RocksDB: A Persistent Key-Value Store for Flash and RAM Storage

Linux/Mac Build Status Windows Build status PPC64le Build Status

RocksDB is developed and maintained by Facebook Database Engineering Team. It is built on earlier work on LevelDB by Sanjay Ghemawat (sanjay@google.com) and Jeff Dean (jeff@google.com)

This code is a library that forms the core building block for a fast key-value server, especially suited for storing data on flash drives. It has a Log-Structured-Merge-Database (LSM) design with flexible tradeoffs between Write-Amplification-Factor (WAF), Read-Amplification-Factor (RAF) and Space-Amplification-Factor (SAF). It has multi-threaded compactions, making it especially suitable for storing multiple terabytes of data in a single database.

Start with example usage here: https://github.com/facebook/rocksdb/tree/master/examples

See the github wiki for more explanation.

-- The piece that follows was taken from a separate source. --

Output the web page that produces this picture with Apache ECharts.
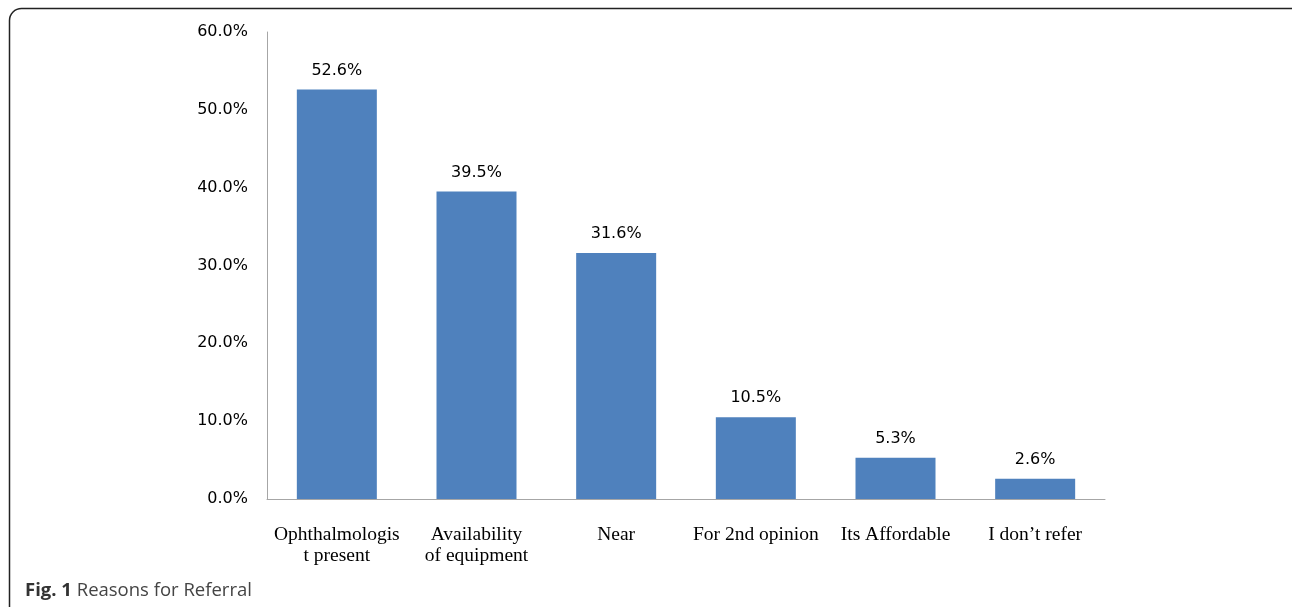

The public interface is in include/. Callers should not include or rely on the details of any other header files in this package. Those internal APIs may be changed without warning.

Design discussions are conducted in https://www.facebook.com/groups/rocksdb.dev/ and https://rocksdb.slack.com/

License

RocksDB is dual-licensed under both the GPLv2 (found in the COPYING file in the root directory) and Apache 2.0 License (found in the LICENSE.Apache file in the root directory). You may select, at your option, one of the above-listed licenses.